At last we are down.  Lots of green paddy fields lie below for Vietnam is a farming and agricultural economy, still poor compared to the Tiger economies of other Asian countries.  The terminal is Spartan and a little care-worn and the air temperature is 38C and more, for we are bathed in sweat immediately.  The Immigration people are elaborately uniformed, short men with large official looking caps.  Like their kind the world over they are curt and unsmiling, but they relieve us quite efficiently of photographs, letters of admittance and, most importantly, $45 each.

To quote from our Berlitz pocket guide: Vietnam is culturally very close to China.  Its name is Chinese for “people of the south” and has for 2000 years spent much effort and many lives in fighting off Chinese domination.

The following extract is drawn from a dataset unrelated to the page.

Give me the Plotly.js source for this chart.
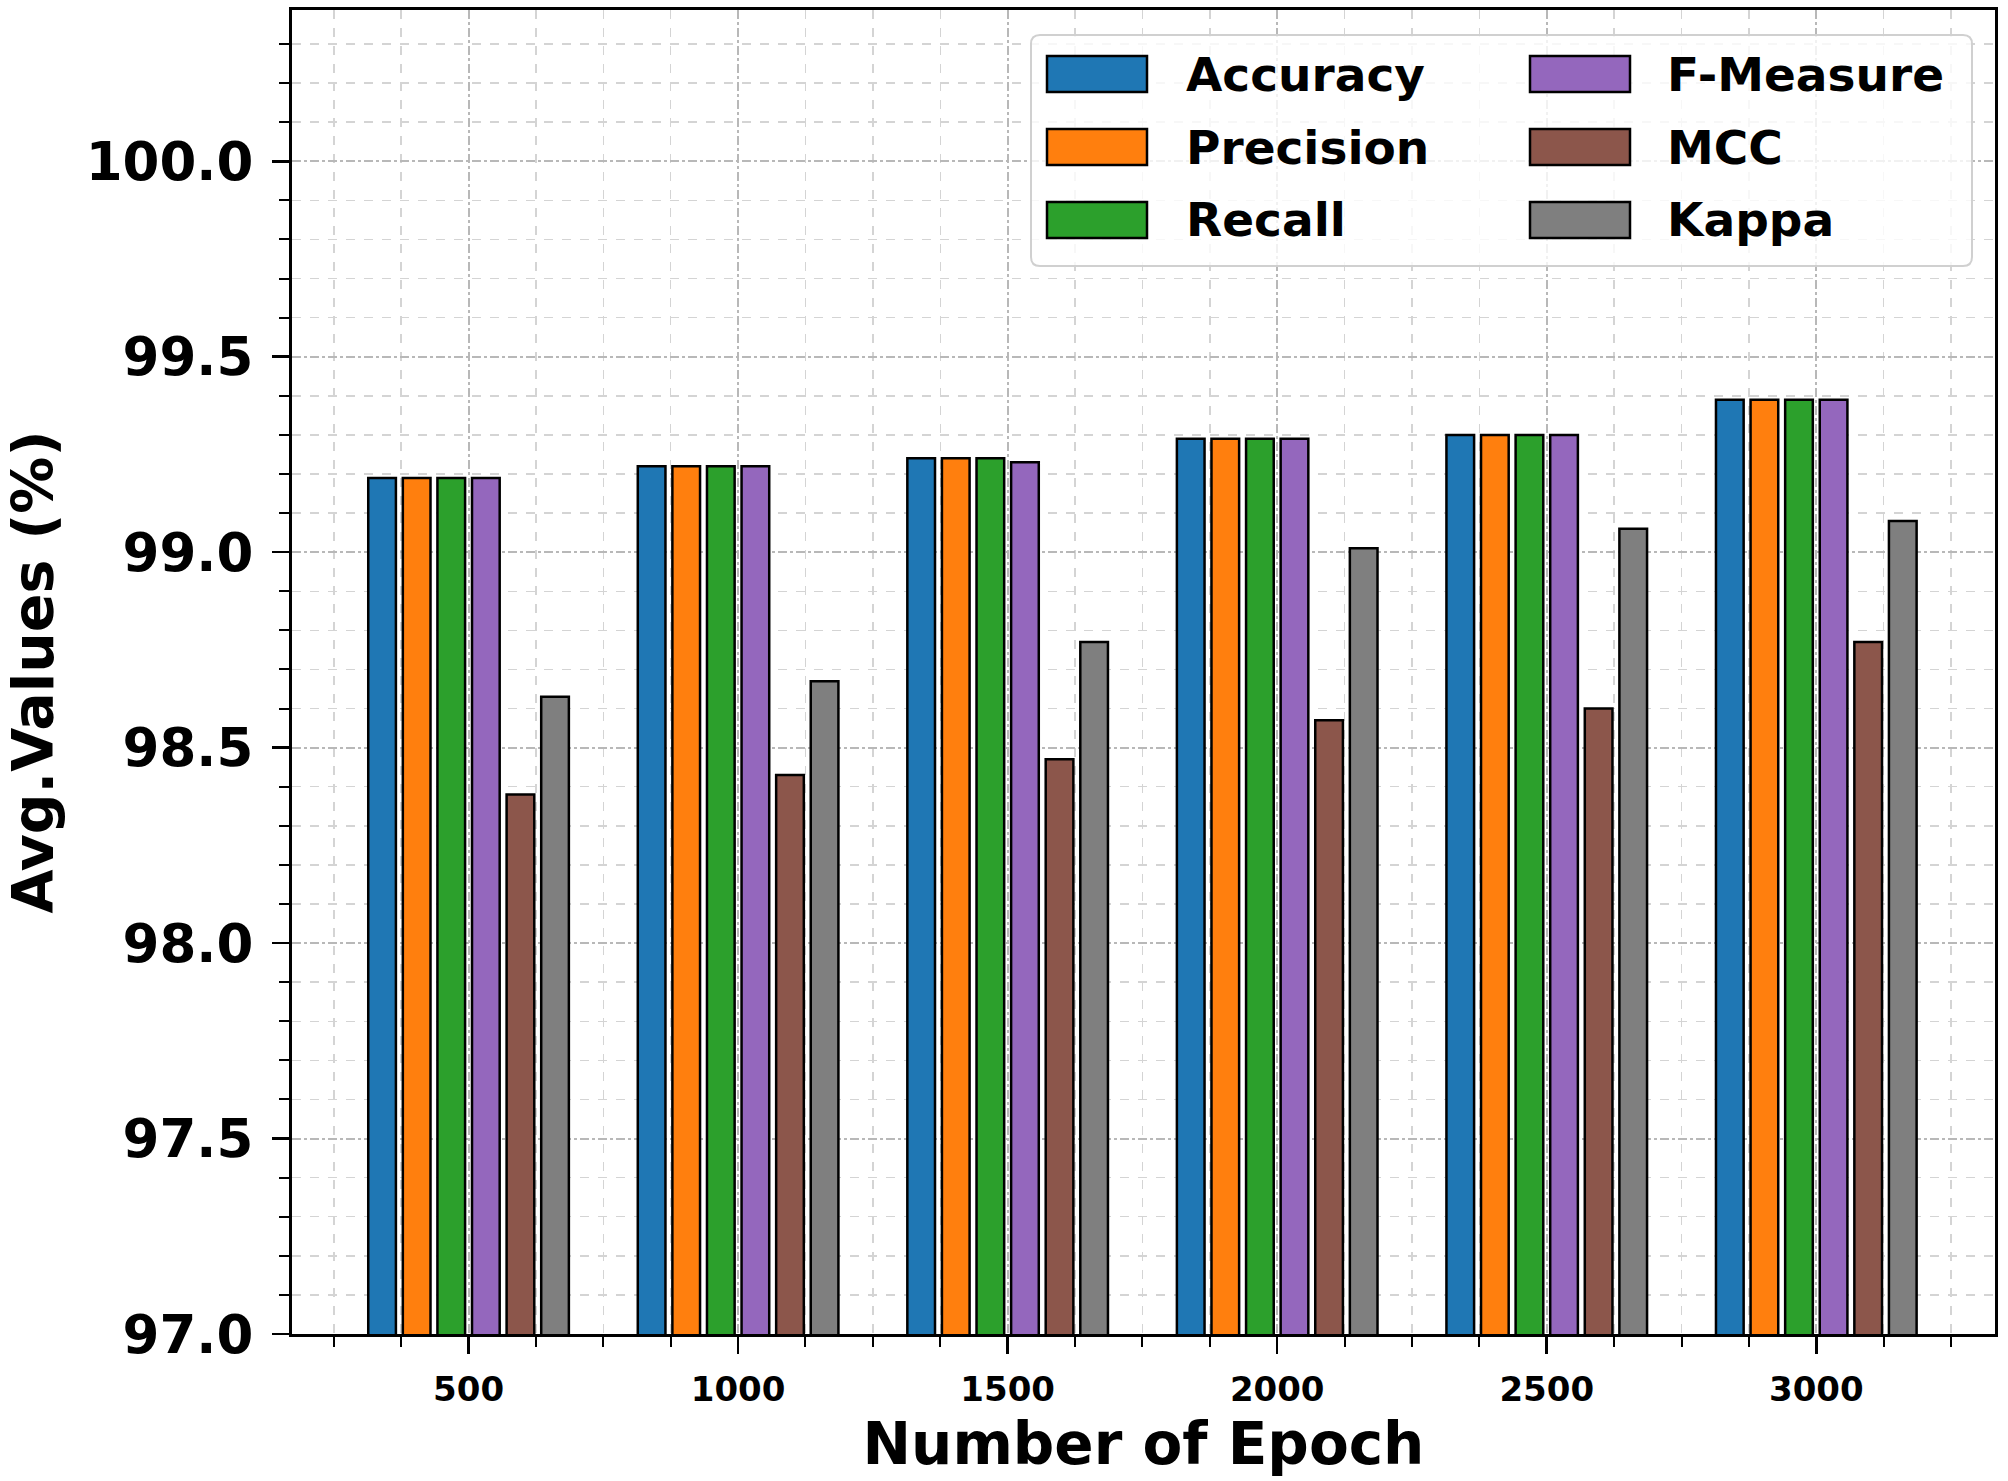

It has a very distinct identity and has adopted a modern slogan, Vietnam is a country not a war. That said, the late part of the twentieth century is synonymous with the French and then the American attempts to keep the northern communists at bay. Vestiges of war remain in the bomb craters (now fish ponds), the abandoned military hardware (now museum pieces) and the sappers’ tunnels (now tourist attractions) for Vietnam is keen to shed its recent past and open up its economy to tourism which earns it hard currency.  It has yet to acquire the more sophisticated trappings of an open society (free press, political opposition, open debate etc.)

We are met (for this is a purchased tour for we four) and whisked to our hotel for a shower. From here there is no respite and we are to be on parade for meals ( too many and too big), trips around the city and so on.